Jean Lowerison
Art is a harsh mistress. So is public opinion. And a negative reaction – or being ignored – can do huge psychological damage to an artist who’s “not like all the others.”
Playwright Kimber Lee’s “to the yellow house” – La Jolla Playhouse’s latest offering – explores this problem. It was inspired by a voluminous biography of 19th-century artist Vincent van Gogh that details the (many) failures, hardships and psychological problems the artist had as an iconoclast trying to get viewers (and buyers) to appreciate his most unusual way of portraying the world on canvas.

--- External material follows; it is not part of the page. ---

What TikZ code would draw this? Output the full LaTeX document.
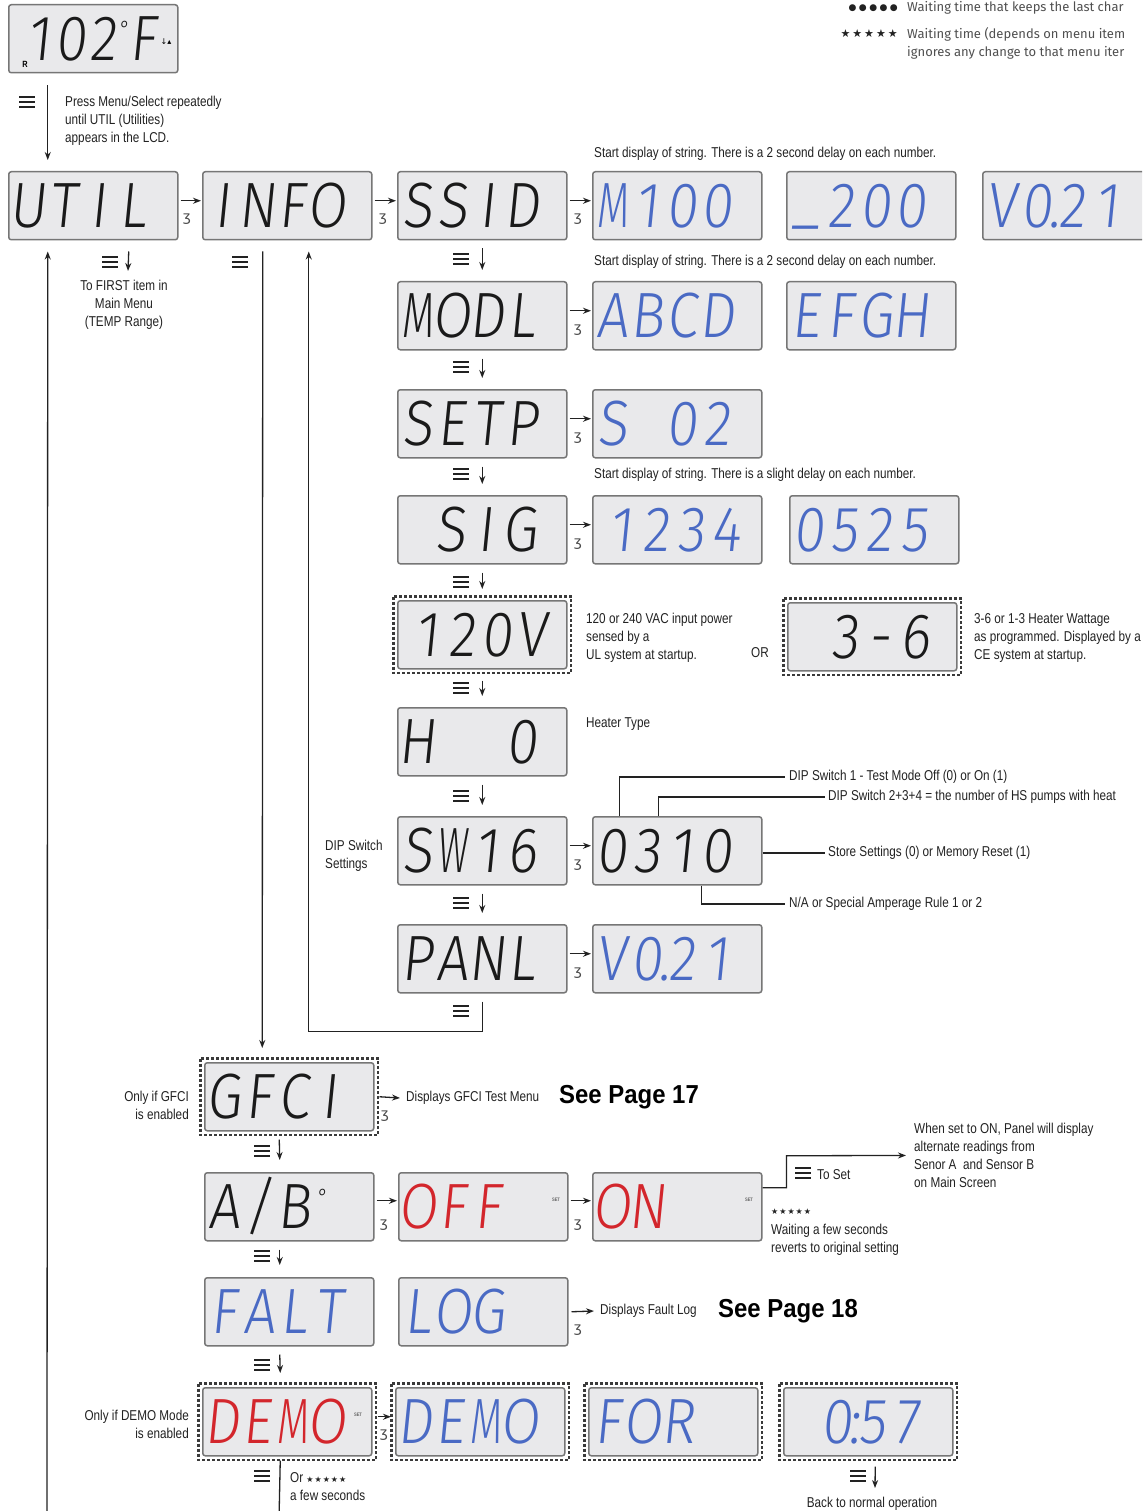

Here’s a little history: van Gogh never achieved fame during his lifetime, surviving mostly with the help of his brother Theo. He worked briefly as an art dealer. He took up religion and spent time as a Protestant missionary in Belgium before moving to Paris in 1886. Here he tried painting and took art classes, in which the teachers told him how and what to paint: “Draw only what you see.” During this time, he befriended avant-garde artists like Paul Gauguin, who were reacting against the popular Impressionist movement in art.
He and brother Theo exchanged many letters, and this is the source of information we have about the artist. But all this time his psyche suffered. In 1888 he moved south to Arles, where he began to broaden his subjects to the olive trees, wheat fields and sunflowers we all know today. He also drank too much and fell in love with the wrong woman, triggering more depression. He eventually moved back to the Paris area (Auvers-sur-Oise) to be closer to the stability offered by Theo. This is where he would die by his own hand.
The play gives an unsettling portrait of an unstable personality who stubbornly painted what and how he wanted to, and would never know the fame he eventually would achieve. It’s almost as difficult to watch this story as it must have been to live it, because no matter what Vincent does, it doesn’t work out.
The set design by Takeshi Kata gives viewers the idea of Van Gogh’s unstable life by use of black-and-white projections that change and float back and forth behind the action.
Neel Keller directs a diverse and uniformly excellent cast. Six of the actors are students in UCSD’s MFA program.
Paco Tolson, of Manhattan Theatre Club’s “Vietgone” production, must be exhausted each night after playing Vincent, but he is definitely convincing.
Frankie J. Alvarez’s Theo is an excellent if frustrated brother, trying to help van Gogh and have a life of his own.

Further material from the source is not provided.